В нашей постыдной истории весьма часто жертвы с воодушевлением голосовали за палачей и, что гораздо хуже, тоже довольно часто участвовали в гонениях
Диктор: Доктор физико-математических наук Юрий Гольфанд предал гласности письмо в связи с арестом Ковалева. Приводим отрывки. Цитируем по выпускаемой Чалидзе и Литвиновым в Нью-Йорке "Хронике защиты прав в СССР".

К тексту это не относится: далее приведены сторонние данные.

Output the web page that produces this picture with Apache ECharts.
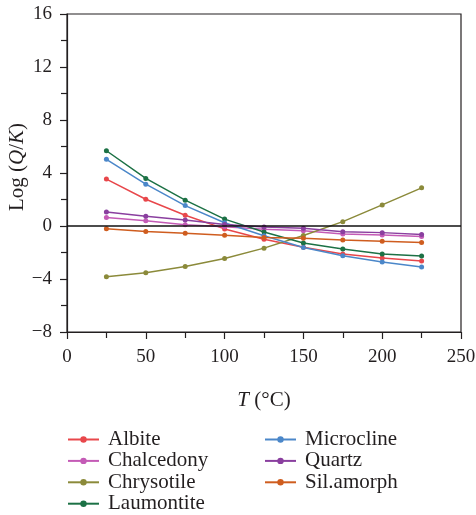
<!DOCTYPE html>
<html>
<head>
<meta charset="utf-8">
<script src="https://cdn.jsdelivr.net/npm/echarts@6/dist/echarts.min.js"></script>
<style>html,body{margin:0;padding:0;background:#fff}#c{width:476px;height:515px}</style>
</head>
<body>
<div id="c"></div>
<script>
const temps = [25, 50, 75, 100, 125, 150, 175, 200, 225];
const albite = [3.54, 2.02, 0.81, -0.22, -1.0, -1.6, -2.12, -2.42, -2.65];
const chalcedony = [0.64, 0.40, 0.10, -0.05, -0.25, -0.35, -0.6, -0.68, -0.8];
const chrysotile = [-3.83, -3.53, -3.05, -2.45, -1.67, -0.72, 0.33, 1.59, 2.88];
const laumontite = [5.68, 3.59, 1.95, 0.52, -0.45, -1.28, -1.74, -2.12, -2.27];
const microcline = [5.03, 3.16, 1.54, 0.25, -0.73, -1.62, -2.24, -2.72, -3.1];
const quartz = [1.05, 0.73, 0.45, 0.12, -0.07, -0.17, -0.43, -0.5, -0.65];
const silAmorph = [-0.21, -0.41, -0.55, -0.69, -0.87, -0.93, -1.06, -1.16, -1.24];

const names = ['Albite','Chalcedony','Chrysotile','Laumontite','Microcline','Quartz','Sil.amorph'];
const values = [albite, chalcedony, chrysotile, laumontite, microcline, quartz, silAmorph];
const colors = ['#e8474b','#c45bb6','#8b8a3a','#1c7145','#4b87c9','#8a3f9f','#cf5d1f'];

const FONT = 'Liberation Serif';
const INK = '#231f20';
const minus = v => String(v).replace('-', '\u2212');

const series = names.map((n, i) => ({
  name: n,
  type: 'line',
  data: temps.map((t, j) => [t, values[i][j]]),
  symbol: 'circle',
  symbolSize: 5,
  lineStyle: { width: 1.5, color: colors[i] },
  itemStyle: { color: colors[i] },
  z: 3
}));
series.push({
  name: 'zero',
  type: 'line',
  data: [],
  markLine: {
    silent: true,
    symbol: 'none',
    label: { show: false },
    lineStyle: { color: '#111', width: 1.5, type: 'solid' },
    data: [{ yAxis: 0 }]
  },
  z: 4
});

const legendCommon = {
  orient: 'vertical',
  height: 200,
  itemWidth: 31,
  itemHeight: 8,
  itemGap: 0.4,
  textStyle: { fontFamily: FONT, fontSize: 21, lineHeight: 21, color: INK, padding: [0,0,0,4] }
};

const chart = echarts.init(document.getElementById('c'), null, { renderer: 'canvas' });
chart.setOption({
  animation: false,
  color: colors,
  grid: { left: 67, right: 15, top: 14, bottom: 183, show: true, borderColor: INK, borderWidth: 1.2,
          containLabel: false, outerBoundsMode: 'none' },
  legend: [
    Object.assign({}, legendCommon, { left: 62, top: 424, data: names.slice(0, 4) }),
    Object.assign({}, legendCommon, { left: 259, top: 424, data: names.slice(4) })
  ],
  xAxis: {
    type: 'value', min: 0, max: 250, interval: 50,
    name: '{i|T} (°C)', nameLocation: 'middle', nameGap: 58, nameMoveOverlap: false,
    nameTextStyle: { fontFamily: FONT, fontSize: 21, color: INK,
      rich: { i: { fontFamily: FONT, fontStyle: 'italic', fontSize: 21, color: INK } } },
    axisLine: { show: true, onZero: false, lineStyle: { color: INK, width: 1.2 } },
    axisTick: { show: true, length: 7, lineStyle: { color: INK, width: 1.2 } },
    minorTick: { show: true, splitNumber: 2, length: 6, lineStyle: { color: INK, width: 1.2 } },
    splitLine: { show: false },
    axisLabel: { fontFamily: FONT, fontSize: 19, color: INK, margin: 16, formatter: minus }
  },
  yAxis: {
    type: 'value', min: -8, max: 16, interval: 4,
    name: 'Log ({i|Q}/{i|K})', nameLocation: 'middle', nameGap: 39, nameMoveOverlap: false,
    nameTextStyle: { fontFamily: FONT, fontSize: 21, color: INK, padding: [0, 0, 0, 12],
      rich: { i: { fontFamily: FONT, fontStyle: 'italic', fontSize: 21, color: INK } } },
    axisLine: { show: true, onZero: false, lineStyle: { color: INK, width: 1.2 } },
    axisTick: { show: true, length: 7, lineStyle: { color: INK, width: 1.2 } },
    minorTick: { show: true, splitNumber: 2, length: 6, lineStyle: { color: INK, width: 1.2 } },
    splitLine: { show: false },
    axisLabel: { fontFamily: FONT, fontSize: 19, color: INK, margin: 15, formatter: minus }
  },
  series: series
});
</script>
</body>
</html>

"Я хорошо знаю Сергея Ковалева. Это человек самых высоких и благородных нравственных убеждений, он глубоко уверен в праве каждого человека открыто и прямо высказывать свои мысли, защищать свои убеждения. Он всегда готов выступить против несправедливости, против ущемления прав человека, против беззакония и произвола. В своей общественной деятельности Сергей Ковалев неизменно руководствуется именно этими высокими принципами, проявляя исключительную доброту и душевную чуткость. Трудно перечислить в небольшой статье все, что сделано Сергеем Ковалевым доброго и полезного, это досконально неизвестно даже самым близким его друзьям. Ковалев никогда не создавал вокруг себя шума, никогда не стремился как-то выделяться, совершенно не заботился о популярности. Его мужественная деятельность – это единственно возможный для него способ существования, органически вытекающий из его характера и нравственных принципов. Продуманность и смелость, присущие гуманистической деятельности Сергея Ковалева, характерны и для его научной работы.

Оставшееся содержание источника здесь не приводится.